TASK BRIEF. Will you repeat only the lines from the one with "Give me the matplotlib source for this chart." through the one with "plt.rcParams['font.family'] = ['Open", both included, leaving every picture out?
— START DATASET ROWS —
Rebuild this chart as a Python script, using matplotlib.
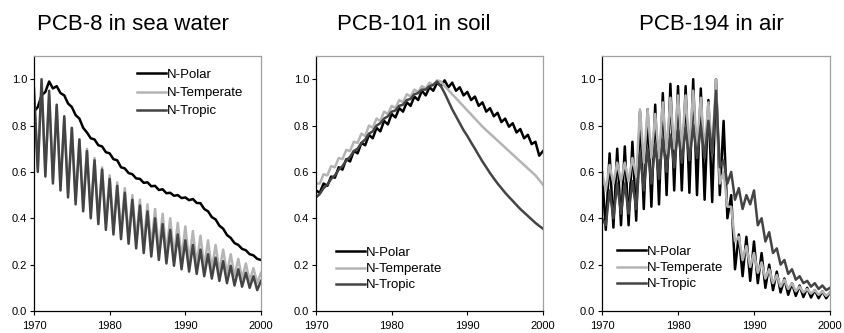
— END DATASET ROWS —
— START DATASET ROWS —
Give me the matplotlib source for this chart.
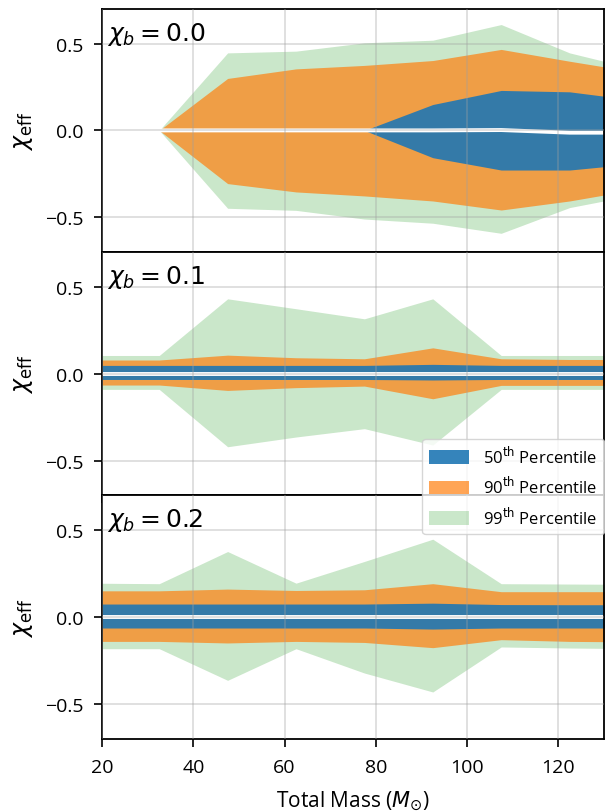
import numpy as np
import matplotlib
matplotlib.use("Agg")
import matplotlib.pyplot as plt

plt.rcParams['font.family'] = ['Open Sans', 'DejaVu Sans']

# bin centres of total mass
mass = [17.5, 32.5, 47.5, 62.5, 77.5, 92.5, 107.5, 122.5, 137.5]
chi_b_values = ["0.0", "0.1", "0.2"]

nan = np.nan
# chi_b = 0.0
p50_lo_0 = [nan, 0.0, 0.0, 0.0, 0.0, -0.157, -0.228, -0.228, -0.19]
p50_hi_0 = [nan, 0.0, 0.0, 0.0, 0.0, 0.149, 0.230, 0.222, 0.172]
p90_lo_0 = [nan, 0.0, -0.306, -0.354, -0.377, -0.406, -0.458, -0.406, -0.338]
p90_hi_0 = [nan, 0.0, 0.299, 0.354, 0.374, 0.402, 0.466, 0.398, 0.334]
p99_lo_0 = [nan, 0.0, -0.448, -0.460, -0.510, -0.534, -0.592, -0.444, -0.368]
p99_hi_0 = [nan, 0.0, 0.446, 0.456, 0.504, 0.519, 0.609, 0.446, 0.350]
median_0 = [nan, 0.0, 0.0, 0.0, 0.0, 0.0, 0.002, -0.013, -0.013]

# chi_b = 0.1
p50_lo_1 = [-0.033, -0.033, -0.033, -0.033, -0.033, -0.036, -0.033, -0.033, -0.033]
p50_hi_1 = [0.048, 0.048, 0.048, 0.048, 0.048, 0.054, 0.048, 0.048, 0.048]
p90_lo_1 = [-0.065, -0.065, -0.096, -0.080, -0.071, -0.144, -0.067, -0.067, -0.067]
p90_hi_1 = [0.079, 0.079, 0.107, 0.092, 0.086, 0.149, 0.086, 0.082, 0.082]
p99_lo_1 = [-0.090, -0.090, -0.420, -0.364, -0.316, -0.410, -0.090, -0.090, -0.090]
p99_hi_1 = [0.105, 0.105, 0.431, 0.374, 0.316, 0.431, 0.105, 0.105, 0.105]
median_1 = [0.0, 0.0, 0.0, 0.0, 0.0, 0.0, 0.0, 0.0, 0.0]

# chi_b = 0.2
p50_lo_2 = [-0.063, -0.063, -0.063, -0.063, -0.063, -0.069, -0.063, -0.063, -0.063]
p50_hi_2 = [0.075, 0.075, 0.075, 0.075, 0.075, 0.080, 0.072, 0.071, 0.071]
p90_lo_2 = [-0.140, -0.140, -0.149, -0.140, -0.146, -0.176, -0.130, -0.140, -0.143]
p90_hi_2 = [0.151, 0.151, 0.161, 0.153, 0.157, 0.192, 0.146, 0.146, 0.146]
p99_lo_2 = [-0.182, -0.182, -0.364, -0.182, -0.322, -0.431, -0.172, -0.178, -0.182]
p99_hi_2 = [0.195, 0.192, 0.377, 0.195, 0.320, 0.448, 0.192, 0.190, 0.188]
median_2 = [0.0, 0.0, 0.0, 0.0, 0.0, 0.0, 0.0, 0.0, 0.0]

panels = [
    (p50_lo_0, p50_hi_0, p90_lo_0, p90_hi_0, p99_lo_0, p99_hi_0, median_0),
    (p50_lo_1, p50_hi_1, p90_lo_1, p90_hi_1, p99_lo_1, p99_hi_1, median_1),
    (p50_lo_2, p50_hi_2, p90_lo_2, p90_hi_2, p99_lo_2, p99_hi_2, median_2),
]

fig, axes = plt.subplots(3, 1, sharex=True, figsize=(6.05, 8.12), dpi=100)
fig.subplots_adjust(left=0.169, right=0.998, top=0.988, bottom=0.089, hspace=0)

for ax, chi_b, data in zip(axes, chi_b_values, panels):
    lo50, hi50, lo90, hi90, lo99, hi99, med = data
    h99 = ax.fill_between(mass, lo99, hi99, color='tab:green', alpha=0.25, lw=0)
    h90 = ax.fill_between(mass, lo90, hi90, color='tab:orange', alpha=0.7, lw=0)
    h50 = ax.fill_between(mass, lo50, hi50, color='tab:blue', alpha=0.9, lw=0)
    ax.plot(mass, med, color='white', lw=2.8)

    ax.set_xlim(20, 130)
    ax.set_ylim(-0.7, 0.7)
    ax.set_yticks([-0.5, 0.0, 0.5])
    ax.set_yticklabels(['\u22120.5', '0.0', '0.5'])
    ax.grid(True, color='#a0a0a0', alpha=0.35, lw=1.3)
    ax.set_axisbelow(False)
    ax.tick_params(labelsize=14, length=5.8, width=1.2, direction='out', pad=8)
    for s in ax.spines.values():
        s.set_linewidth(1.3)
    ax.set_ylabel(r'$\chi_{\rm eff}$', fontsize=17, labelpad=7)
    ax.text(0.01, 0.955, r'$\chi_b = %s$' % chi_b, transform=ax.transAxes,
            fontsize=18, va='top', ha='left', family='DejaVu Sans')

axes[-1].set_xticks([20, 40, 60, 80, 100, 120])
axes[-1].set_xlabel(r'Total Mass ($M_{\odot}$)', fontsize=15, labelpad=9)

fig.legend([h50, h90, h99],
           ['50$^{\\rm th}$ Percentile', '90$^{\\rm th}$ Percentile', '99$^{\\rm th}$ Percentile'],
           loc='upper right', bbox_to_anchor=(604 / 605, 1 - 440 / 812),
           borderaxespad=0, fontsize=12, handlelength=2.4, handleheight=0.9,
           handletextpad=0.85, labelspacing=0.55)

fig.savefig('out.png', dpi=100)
— END DATASET ROWS —
EXERCISE ANSWER.
Give me the matplotlib source for this chart.
import numpy as np
import matplotlib
matplotlib.use("Agg")
import matplotlib.pyplot as plt

plt.rcParams['font.family'] = ['Open Sans', 'DejaVu Sans']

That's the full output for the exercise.